NEWINGTON – Just as her class was about to begin cooking one recent morning, 2-year-old Claire Perrault announced, “I like pasta.”
This incited giggles of excitement from fellow toddlers and teachers alike at Family Tree Childcare and Learning Center. Chef Richard Webber smiled at the youngster and inquired how exactly, she liked her pasta.
“With pesto?” he asked.
The preschool’s toddler class then proceeded to assemble a recipe Webber calls “Chicken broccoli pasta bake” – which they would later bring home to enjoy with their families.
It’s not a dish on the menu at the Rooster Company, where he works as Sous Chef, but it was the right pick for this group, according to Webber.
“This recipe is very approachable,” he explained. “It’s something I’ve made at home before.”
That would have meant his daughter Marlowe, 2, had eaten it at least once before she joined her classmates in the cooking workshop led by her dad. Marlowe was one of eight children who took part in the morning’s activity, which began with tying on tiny aprons and ended with eight tinfoil pan suppers.
“I think this is awesome,” Family Tree Owner Jean Sutton whispered as Webber continued the lesson. “They are going to bring this home and bake it with their parents. That makes it really special.”
Daycare Director and Sutton’s daughter Chelsea walked around helping the little ones and taking pictures to send to parents. Each had a big bowl and a long-handled spatula to combine ingredients, which had been chopped, cooked and prepared for them by the chef. The casseroles were topped off with mozzarella cheese and breadcrumbs before each received a top and was stowed away in the refrigerator for the remainder of the day.

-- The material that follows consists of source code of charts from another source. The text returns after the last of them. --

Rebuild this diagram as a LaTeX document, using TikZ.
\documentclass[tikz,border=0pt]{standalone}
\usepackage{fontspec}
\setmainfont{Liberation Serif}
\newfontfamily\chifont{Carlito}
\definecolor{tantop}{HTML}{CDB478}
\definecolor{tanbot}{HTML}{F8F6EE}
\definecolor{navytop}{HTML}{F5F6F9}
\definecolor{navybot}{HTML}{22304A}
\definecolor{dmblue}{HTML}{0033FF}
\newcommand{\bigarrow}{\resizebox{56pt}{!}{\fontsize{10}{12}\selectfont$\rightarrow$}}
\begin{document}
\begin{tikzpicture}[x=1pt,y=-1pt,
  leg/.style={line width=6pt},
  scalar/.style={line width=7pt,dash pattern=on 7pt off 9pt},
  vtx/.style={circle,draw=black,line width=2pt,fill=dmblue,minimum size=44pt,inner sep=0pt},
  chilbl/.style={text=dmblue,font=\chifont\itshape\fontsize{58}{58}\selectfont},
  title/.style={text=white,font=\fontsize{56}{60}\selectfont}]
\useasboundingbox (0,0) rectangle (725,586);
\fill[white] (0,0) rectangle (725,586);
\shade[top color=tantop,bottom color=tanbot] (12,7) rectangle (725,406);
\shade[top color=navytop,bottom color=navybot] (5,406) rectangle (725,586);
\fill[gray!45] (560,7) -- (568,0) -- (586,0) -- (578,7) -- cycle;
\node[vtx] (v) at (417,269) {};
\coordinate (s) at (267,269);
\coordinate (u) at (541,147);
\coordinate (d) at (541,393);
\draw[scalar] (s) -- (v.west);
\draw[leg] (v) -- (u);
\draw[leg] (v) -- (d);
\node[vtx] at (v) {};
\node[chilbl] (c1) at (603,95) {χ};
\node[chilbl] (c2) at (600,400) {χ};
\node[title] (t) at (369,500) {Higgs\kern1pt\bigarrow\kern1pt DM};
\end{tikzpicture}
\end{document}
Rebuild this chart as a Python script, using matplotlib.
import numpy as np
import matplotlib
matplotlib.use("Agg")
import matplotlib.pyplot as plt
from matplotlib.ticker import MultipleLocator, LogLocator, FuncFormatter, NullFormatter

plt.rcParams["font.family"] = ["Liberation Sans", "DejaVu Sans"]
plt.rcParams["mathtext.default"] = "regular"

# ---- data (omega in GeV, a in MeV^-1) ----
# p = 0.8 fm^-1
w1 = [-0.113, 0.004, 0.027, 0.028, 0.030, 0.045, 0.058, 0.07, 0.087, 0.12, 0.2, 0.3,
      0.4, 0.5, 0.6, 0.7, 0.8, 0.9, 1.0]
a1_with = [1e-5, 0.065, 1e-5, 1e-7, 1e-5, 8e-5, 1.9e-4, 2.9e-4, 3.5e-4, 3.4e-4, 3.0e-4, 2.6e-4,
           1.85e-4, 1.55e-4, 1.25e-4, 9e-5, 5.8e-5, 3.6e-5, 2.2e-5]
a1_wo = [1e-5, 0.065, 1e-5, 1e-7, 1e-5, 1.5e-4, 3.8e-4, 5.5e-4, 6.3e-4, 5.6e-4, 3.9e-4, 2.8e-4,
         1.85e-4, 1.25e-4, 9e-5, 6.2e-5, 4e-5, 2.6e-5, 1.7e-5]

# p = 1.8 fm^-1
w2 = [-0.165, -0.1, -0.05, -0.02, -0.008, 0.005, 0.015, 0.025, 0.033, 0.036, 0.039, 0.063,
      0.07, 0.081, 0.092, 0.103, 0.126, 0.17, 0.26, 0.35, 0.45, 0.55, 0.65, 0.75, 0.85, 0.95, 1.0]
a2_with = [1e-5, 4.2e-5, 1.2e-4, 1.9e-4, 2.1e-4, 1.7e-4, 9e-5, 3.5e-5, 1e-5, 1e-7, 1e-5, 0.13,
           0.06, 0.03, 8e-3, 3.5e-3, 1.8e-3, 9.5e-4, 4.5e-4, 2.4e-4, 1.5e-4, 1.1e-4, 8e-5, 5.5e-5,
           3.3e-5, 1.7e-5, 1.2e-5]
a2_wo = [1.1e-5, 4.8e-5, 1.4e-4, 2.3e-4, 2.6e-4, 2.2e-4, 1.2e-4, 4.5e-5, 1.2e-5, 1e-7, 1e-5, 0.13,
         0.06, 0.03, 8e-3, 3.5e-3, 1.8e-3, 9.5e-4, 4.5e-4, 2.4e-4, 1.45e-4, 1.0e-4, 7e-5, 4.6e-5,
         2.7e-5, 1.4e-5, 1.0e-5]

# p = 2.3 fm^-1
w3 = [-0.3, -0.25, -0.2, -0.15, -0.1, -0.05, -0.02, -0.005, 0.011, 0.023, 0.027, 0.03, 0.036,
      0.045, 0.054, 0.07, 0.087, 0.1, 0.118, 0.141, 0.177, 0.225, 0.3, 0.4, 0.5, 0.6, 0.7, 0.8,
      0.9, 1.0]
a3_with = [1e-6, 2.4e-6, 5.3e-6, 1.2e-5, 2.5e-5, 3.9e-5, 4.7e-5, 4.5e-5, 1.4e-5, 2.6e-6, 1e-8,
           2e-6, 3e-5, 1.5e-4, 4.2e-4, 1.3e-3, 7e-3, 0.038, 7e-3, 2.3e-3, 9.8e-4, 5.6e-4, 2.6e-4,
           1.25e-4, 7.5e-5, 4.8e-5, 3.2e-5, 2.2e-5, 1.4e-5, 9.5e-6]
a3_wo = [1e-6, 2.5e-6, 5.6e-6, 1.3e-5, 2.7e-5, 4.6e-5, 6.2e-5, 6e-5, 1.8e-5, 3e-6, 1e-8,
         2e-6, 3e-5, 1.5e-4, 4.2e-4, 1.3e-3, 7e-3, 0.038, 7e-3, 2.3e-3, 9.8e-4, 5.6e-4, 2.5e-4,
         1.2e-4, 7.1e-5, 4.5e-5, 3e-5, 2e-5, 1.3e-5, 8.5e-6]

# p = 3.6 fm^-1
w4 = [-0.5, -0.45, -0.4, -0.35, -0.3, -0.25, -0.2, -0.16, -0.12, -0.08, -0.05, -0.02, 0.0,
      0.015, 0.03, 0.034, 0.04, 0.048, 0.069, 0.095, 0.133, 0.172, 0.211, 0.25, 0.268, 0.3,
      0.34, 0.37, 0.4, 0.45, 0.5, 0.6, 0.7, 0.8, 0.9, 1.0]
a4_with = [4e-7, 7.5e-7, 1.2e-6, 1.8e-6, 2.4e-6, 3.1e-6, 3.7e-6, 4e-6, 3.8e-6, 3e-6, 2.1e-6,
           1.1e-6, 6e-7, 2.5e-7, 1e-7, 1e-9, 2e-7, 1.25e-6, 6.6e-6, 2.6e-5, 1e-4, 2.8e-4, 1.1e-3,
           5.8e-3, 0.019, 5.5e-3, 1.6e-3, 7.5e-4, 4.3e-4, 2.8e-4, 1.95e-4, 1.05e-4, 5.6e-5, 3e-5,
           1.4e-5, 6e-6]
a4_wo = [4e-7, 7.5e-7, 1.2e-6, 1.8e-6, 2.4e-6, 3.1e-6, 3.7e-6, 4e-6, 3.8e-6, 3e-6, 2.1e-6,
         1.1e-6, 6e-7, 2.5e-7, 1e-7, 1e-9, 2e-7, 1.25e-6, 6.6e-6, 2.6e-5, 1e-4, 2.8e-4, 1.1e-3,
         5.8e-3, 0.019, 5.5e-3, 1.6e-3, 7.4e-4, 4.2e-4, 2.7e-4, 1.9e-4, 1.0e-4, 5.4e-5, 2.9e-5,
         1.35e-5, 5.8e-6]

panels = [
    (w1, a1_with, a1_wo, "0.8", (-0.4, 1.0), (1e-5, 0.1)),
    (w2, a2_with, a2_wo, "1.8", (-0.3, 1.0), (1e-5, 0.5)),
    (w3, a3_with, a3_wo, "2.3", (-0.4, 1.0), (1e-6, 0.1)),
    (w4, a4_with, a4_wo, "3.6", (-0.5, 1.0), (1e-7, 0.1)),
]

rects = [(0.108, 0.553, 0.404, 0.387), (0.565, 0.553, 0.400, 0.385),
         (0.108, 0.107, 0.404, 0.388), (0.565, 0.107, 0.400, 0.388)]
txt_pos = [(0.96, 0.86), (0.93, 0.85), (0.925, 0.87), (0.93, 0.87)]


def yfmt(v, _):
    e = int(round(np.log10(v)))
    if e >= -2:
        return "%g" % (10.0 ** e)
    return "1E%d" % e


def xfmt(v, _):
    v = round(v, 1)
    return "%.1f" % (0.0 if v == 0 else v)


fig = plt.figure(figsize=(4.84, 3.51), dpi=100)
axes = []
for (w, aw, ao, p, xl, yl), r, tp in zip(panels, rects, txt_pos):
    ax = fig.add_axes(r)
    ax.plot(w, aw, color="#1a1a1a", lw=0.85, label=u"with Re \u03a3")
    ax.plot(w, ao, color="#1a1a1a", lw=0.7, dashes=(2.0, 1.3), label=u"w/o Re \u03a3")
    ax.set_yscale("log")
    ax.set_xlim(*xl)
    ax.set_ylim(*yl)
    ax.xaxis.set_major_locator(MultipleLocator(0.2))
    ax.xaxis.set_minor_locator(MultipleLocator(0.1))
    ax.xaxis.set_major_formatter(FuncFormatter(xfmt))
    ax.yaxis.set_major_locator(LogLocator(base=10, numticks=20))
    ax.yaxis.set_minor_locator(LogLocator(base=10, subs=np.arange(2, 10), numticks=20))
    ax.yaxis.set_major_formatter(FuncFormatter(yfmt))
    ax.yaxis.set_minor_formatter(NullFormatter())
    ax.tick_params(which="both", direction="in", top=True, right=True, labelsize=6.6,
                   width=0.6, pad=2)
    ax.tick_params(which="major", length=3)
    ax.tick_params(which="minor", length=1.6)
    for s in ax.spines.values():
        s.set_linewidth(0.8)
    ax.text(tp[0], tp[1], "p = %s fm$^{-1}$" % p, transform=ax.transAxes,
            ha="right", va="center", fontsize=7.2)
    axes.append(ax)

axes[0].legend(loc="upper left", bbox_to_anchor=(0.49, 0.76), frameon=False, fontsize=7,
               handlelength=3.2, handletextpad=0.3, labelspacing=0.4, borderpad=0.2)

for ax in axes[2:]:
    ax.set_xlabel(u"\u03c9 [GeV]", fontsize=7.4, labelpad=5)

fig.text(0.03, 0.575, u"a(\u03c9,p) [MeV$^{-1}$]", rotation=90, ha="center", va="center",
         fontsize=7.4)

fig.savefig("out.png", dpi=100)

One of the lessons Webber wanted to impart on the group was about nutrition. Although the kids wouldn’t have known, he said; the chicken was non-genetically-modified. Plus, broccoli packs a healthy punch.
“This is a wholesome meal. Cooking with kids is important from a nutritional standpoint and it helps them understand that good food is possible.”
Webber also pointed out that making meals is a chance to work on valuable life skills.
“Being able to follow steps, replicating what the instructor is doing, patience and focus are key when it comes to food.”
For parents hoping their toddlers will join them in the kitchen, Webber recommends recipes that lend themselves to stirring, layering and building. Macaroni and cheese, lasagna, meatballs and cookies are just a few suggestions.
The demonstration was one of several activities during the center’s Community Week. Claire’s father visited the next morning to show the class his work gear, as a firefighter for the Bristol Fire Department.
There are currently 26 children enrolled in Family Tree. Registration is open for infants and kids up to 5 years old.